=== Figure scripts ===
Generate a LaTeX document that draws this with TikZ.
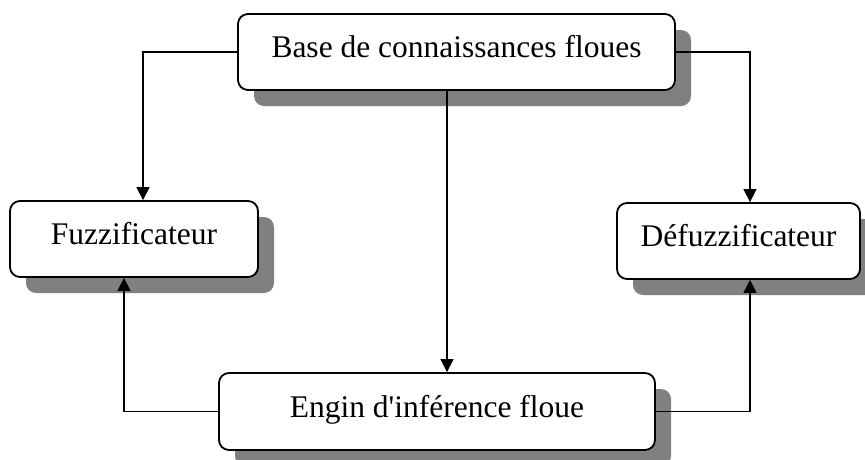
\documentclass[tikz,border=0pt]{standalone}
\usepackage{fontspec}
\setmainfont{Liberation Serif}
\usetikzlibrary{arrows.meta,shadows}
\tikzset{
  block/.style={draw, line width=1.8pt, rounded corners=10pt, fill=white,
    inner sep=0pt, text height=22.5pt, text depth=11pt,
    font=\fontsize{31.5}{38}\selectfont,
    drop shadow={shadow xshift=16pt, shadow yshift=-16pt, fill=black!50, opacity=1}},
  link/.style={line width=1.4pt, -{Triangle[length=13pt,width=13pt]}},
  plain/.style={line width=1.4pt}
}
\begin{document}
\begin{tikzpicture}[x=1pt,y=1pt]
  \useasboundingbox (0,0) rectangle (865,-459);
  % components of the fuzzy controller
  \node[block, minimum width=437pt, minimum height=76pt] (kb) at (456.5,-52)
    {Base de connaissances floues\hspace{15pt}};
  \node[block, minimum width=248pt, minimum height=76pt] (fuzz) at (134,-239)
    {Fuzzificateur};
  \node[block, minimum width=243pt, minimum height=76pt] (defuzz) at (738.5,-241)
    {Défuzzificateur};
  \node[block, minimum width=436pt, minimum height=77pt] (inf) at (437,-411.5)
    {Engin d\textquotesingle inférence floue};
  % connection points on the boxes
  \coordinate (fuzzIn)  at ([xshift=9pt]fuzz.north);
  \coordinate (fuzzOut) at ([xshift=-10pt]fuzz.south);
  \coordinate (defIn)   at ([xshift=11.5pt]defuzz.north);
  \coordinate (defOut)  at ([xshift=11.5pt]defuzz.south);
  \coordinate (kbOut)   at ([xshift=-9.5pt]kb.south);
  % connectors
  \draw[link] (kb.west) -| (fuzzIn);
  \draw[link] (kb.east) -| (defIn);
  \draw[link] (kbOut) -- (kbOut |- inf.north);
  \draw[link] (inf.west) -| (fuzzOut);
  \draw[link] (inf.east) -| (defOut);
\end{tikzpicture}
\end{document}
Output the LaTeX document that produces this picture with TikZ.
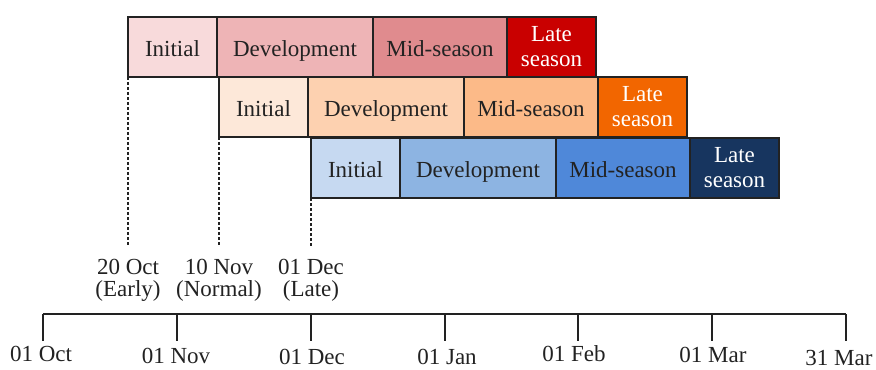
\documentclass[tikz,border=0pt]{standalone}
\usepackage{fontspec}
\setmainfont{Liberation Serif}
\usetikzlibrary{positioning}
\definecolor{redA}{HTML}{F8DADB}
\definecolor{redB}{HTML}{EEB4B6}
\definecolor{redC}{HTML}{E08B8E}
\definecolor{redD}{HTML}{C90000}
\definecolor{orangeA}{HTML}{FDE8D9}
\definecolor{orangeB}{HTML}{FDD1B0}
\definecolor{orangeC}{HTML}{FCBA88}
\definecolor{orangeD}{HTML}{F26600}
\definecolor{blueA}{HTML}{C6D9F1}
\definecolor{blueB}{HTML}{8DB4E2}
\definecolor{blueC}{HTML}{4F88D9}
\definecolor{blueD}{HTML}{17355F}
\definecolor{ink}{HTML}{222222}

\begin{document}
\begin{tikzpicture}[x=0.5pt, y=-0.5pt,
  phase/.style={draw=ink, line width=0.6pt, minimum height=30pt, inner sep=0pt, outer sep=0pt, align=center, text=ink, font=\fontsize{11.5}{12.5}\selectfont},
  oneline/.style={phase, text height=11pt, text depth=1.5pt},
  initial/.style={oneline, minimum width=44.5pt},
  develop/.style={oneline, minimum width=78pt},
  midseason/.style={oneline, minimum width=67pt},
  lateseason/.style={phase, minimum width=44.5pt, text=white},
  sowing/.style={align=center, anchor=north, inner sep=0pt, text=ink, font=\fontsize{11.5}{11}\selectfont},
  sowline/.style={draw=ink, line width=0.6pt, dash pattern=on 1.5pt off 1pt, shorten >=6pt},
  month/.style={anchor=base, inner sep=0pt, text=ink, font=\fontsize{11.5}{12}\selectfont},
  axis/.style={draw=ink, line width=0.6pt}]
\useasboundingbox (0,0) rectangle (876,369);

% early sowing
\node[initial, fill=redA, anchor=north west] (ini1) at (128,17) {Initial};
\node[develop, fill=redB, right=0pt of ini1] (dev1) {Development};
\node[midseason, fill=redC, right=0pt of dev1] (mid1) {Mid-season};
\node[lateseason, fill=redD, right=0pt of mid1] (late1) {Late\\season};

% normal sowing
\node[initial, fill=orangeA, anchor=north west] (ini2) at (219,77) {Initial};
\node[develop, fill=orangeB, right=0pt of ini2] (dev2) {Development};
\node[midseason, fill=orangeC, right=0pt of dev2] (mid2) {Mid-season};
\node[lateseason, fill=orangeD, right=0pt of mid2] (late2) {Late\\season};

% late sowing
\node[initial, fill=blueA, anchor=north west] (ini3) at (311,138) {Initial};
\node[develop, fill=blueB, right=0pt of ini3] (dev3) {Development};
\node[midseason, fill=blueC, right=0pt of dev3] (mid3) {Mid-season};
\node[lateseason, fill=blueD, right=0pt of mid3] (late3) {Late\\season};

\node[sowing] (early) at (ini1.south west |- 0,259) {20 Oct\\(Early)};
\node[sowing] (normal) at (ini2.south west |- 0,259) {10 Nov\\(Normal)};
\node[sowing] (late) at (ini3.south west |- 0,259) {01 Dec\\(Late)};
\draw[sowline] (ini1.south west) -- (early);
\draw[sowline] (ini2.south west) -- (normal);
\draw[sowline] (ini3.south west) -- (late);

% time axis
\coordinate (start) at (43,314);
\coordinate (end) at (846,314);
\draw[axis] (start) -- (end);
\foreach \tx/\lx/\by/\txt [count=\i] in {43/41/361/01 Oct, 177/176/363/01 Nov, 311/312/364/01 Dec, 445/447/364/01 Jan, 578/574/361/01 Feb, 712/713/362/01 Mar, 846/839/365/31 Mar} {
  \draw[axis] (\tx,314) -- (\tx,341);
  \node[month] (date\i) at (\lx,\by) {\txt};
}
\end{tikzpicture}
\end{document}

=== Exercise task ===
Pick out the lines containing the word "with" and show them.

=== Answer below ===
Generate a LaTeX document that draws this with TikZ.
Output the LaTeX document that produces this picture with TikZ.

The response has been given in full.